The last equality is from the minimaxity of ${\sigma }_{{\pi }^{\ast }}$. Therefore, $E^{\ast }$ is a minimax POVM. ☐

Theorem 4.

Every $E^{\ast }\in {\mathcal{E}}_{1-\mathrm{qubit}}^{\ast }$ is a minimax POVM.

Proof. 

Let ${\pi }^{\ast }\in {\mathcal{P}}_{1-\mathrm{qubit}}^{\ast }$. From Theorem 6, ${\pi }^{\ast }$ is a latent information prior for $E^{\ast }$.

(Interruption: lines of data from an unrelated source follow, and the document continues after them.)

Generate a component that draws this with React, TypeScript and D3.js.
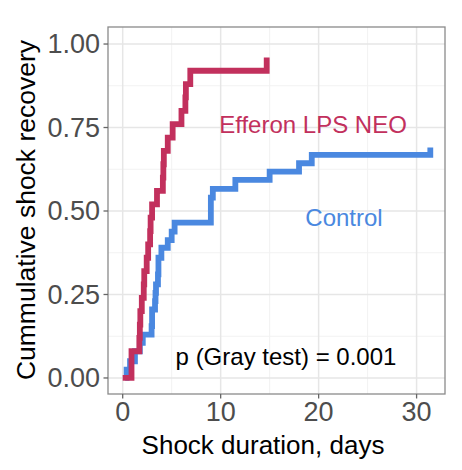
import React from "react";
import * as d3 from "d3";

const efferonTimes = [0, 0.9, 1.7, 1.75, 1.8, 1.95, 2.15, 2.2, 2.45, 2.6, 2.8, 2.85, 3.0, 3.5, 4.1, 4.15, 4.2, 4.6, 5.1, 6.0, 6.4, 6.45, 6.9, 14.7];
const efferonValues = [0, 0.08, 0.12, 0.16, 0.2, 0.24, 0.28, 0.32, 0.36, 0.4, 0.44, 0.48, 0.52, 0.56, 0.6, 0.64, 0.68, 0.72, 0.76, 0.8, 0.84, 0.88, 0.92, 0.96];

const controlTimes = [0.25, 0.4, 0.75, 1.25, 1.75, 2.05, 2.95, 3.0, 3.3, 3.35, 3.4, 3.6, 3.65, 3.95, 4.3, 4.6, 5.0, 5.3, 9.0, 9.2, 11.5, 15.0, 18.0, 19.3, 31.4];
const controlValues = [0, 0.025, 0.05, 0.08, 0.105, 0.13, 0.155, 0.205, 0.23, 0.255, 0.28, 0.31, 0.36, 0.39, 0.39, 0.413, 0.438, 0.465, 0.54, 0.566, 0.593, 0.618, 0.643, 0.668, 0.69];

const xTicks = [0, 10, 20, 30];
const xMinor = [5, 15, 25];
const yTicks = [0, 0.25, 0.5, 0.75, 1];
const yMinor = [0.125, 0.375, 0.625, 0.875];

const RED = "#c2305d";
const BLUE = "#4a88e0";

export default function App() {
  const W = 462, H = 470;
  const x = d3.scaleLinear().domain([-1.5, 32.9]).range([108, 445]);
  const y = d3.scaleLinear().domain([-0.048, 1.051]).range([394, 27]);
  const line = d3
    .line<[number, number]>()
    .x((d) => x(d[0]))
    .y((d) => y(d[1]))
    .curve(d3.curveStepAfter);
  const redPts: [number, number][] = efferonTimes.map((t, i) => [t, efferonValues[i]]);
  const bluePts: [number, number][] = controlTimes.map((t, i) => [t, controlValues[i]]);
  const font = "'Liberation Sans', Arial, sans-serif";
  const [x0, x1] = x.range();
  const [y0, y1] = y.range();
  return (
    <svg width={W} height={H} style={{ position: "absolute", left: 0, top: 0, background: "#fff" }} fontFamily={font}>
      <rect x={x0} y={y1} width={x1 - x0} height={y0 - y1} fill="#fff" />
      {yMinor.map((v) => (
        <line key={"ym" + v} x1={x0} x2={x1} y1={y(v)} y2={y(v)} stroke="#f2f2f2" strokeWidth={1} />
      ))}
      {xMinor.map((v) => (
        <line key={"xm" + v} x1={x(v)} x2={x(v)} y1={y0} y2={y1} stroke="#f2f2f2" strokeWidth={1} />
      ))}
      {yTicks.map((v) => (
        <line key={"yg" + v} x1={x0} x2={x1} y1={y(v)} y2={y(v)} stroke="#e6e6e6" strokeWidth={1.5} />
      ))}
      {xTicks.map((v) => (
        <line key={"xg" + v} x1={x(v)} x2={x(v)} y1={y0} y2={y1} stroke="#e6e6e6" strokeWidth={1.5} />
      ))}
      <path d={line(bluePts) || ""} fill="none" stroke={BLUE} strokeWidth={5.8} strokeLinejoin="miter" strokeLinecap="butt" />
      <path d={line(redPts) || ""} fill="none" stroke={RED} strokeWidth={5.8} strokeLinejoin="miter" strokeLinecap="butt" />
      <rect x={x0} y={y1} width={x1 - x0} height={y0 - y1} fill="none" stroke="#8a8a8a" strokeWidth={1.3} />
      {yTicks.map((v) => (
        <g key={"yt" + v}>
          <line x1={x0 - 4.5} x2={x0} y1={y(v)} y2={y(v)} stroke="#666" strokeWidth={1.3} />
          <text x={x0 - 8} y={y(v)} dy="0.35em" textAnchor="end" fontSize={27} fill="#4d4d4d">
            {v.toFixed(2)}
          </text>
        </g>
      ))}
      {xTicks.map((v) => (
        <g key={"xt" + v}>
          <line x1={x(v)} x2={x(v)} y1={y0} y2={y0 + 4.5} stroke="#666" strokeWidth={1.3} />
          <text x={x(v)} y={421} textAnchor="middle" fontSize={27} fill="#4d4d4d">
            {v}
          </text>
        </g>
      ))}
      <text x={263} y={454} textAnchor="middle" fontSize={26} fill="#000">
        Shock duration, days
      </text>
      <text transform="translate(35,210) rotate(-90)" textAnchor="middle" fontSize={26.5} fill="#000">
        Cummulative shock recovery
      </text>
      <text x={313} y={133} textAnchor="middle" fontSize={24} fill={RED}>
        Efferon LPS NEO
      </text>
      <text x={344} y={226} textAnchor="middle" fontSize={24} fill={BLUE}>
        Control
      </text>
      <text x={286} y={365} textAnchor="middle" fontSize={24} fill="#000">
        p (Gray test) = 0.001
      </text>
    </svg>
  );
}
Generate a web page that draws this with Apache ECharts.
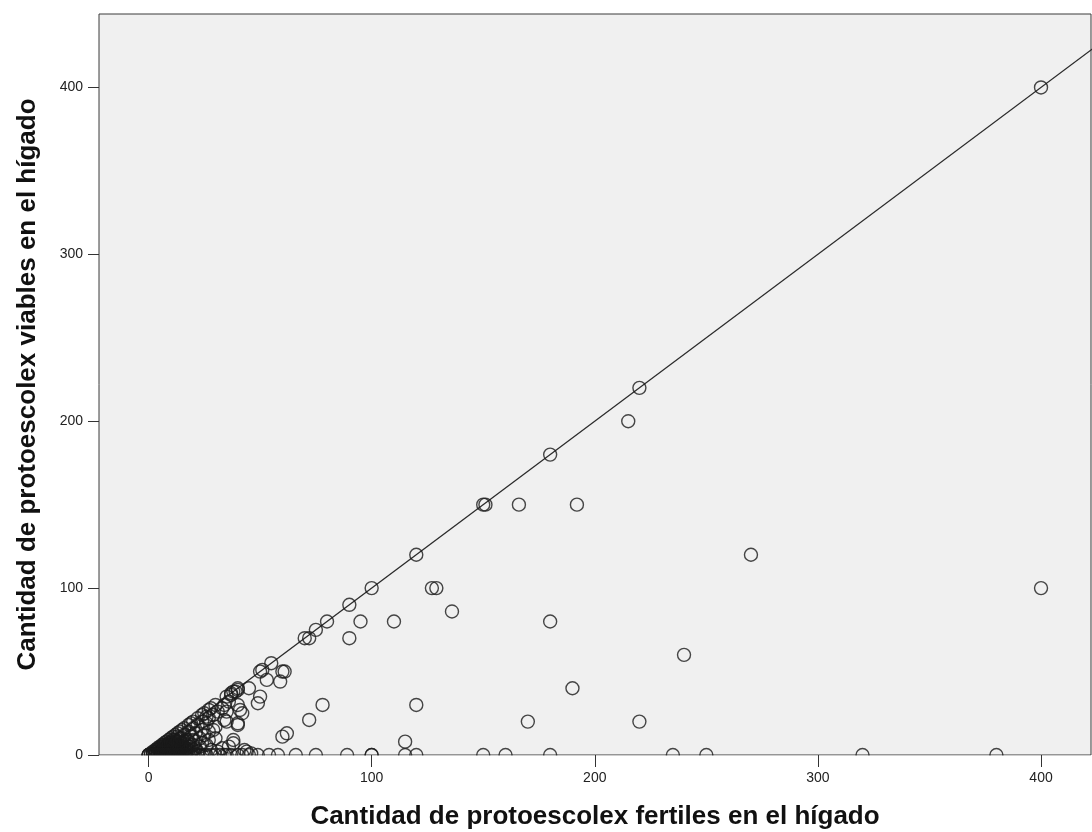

For general measurement E, from Lemma 4, the risk function of the Bayesian predictive density operator ${\sigma }_{{\pi }^{\ast }}$ is

$$\begin{array}{cc}\hfill R_E(\theta ,{\sigma }_{{\pi }^{\ast }})=& -h\left(\frac{1+\parallel \theta \parallel }{2}\right)+\frac{1}{2}\log \frac{9}{2}-\frac{\log 2}{2}({{\theta }_x}^2{E}_{\mu }[x^2]+{{\theta }_y}^2{E}_{\mu }[y^2]+{{\theta }_z}^2{E}_{\mu }[z^2]\hfill \\ & +2{\theta }_x{\theta }_y{E}_{\mu }[xy]+2{\theta }_y{\theta }_z{E}_{\mu }[yz]+2{\theta }_z{\theta }_x{E}_{\mu }[zx]).\hfill \end{array}$$

Hence, the Bayes risk of ${\sigma }_{{\pi }^{\ast }}$ with respect to ${\pi }^{\ast }$ is

$$\begin{array}{c}\hfill \int R_E(\theta ,{\sigma }_{{\pi }^{\ast }})\mathrm{d}{\pi }^{\ast }(\theta )=\log 3-\frac{2}{3}\log 2.\end{array}$$

Now, since the Bayesian predictive density operator ${\sigma }_{{\pi }^{\ast }}$ minimizes the Bayes risk with respect to ${\pi }^{\ast }$ among all predictive density operators [4],

$$\begin{array}{c}\hfill \int R_E(\theta ,{\rho }^E)\mathrm{d}{\pi }^{\ast }(\theta )\ge \int R_E(\theta ,{\sigma }_{{\pi }^{\ast }})\mathrm{d}{\pi }^{\ast }(\theta )=\log 3-\frac{2}{3}\log 2\end{array}$$

for every E. Therefore,

$$\begin{array}{c}\hfill \underset{E}{\inf }\int R_E(\theta ,{\rho }^E)\mathrm{d}{\pi }^{\ast }(\theta )\ge \log 3-\frac{2}{3}\log 2.\end{array}$$

On the other hand,

$$\begin{array}{c}\hfill \underset{E}{\inf }\int R_E(\theta ,{\sigma }_{{\pi }^{\ast }})\mathrm{d}{\pi }^{\ast }(\theta )\le \int R_{E^{\ast }}(\theta ,{\sigma }_{{\pi }^{\ast }})\mathrm{d}{\pi }^{\ast }(\theta )=\log 3-\frac{2}{3}\log 2\end{array}$$

is obvious.

Hence,

$$\begin{array}{c}\hfill \int R_{E^{\ast }}(\theta ,{\sigma }_{{\pi }^{\ast }})\mathrm{d}{\pi }^{\ast }(\theta )=\underset{E}{\inf }\int R_E(\theta ,{\sigma }_{{\pi }^{\ast }})\mathrm{d}{\pi }^{\ast }(\theta )=\log 3-\frac{2}{3}\log 2.\end{array}$$

From Lemma 5, $E^{\ast }$ is minimax. ☐

Whereas Theorems 1 and 2 are valid even when ${\sigma }_{\theta }^{XY}$ is not separable, Theorems 3 and 4 assume the separability ${\sigma }_{\theta }^{XY}={\sigma }_{\theta }^X\otimes {\sigma }_{\theta }^Y$.

From Theorem 4, the POVM (15) is a minimax POVM. Since this POVM is identical to the SIC-POVM [14,15], it is an interesting problem whether the SIC-POVM is a minimax POVM also in higher dimensions. This is a future work.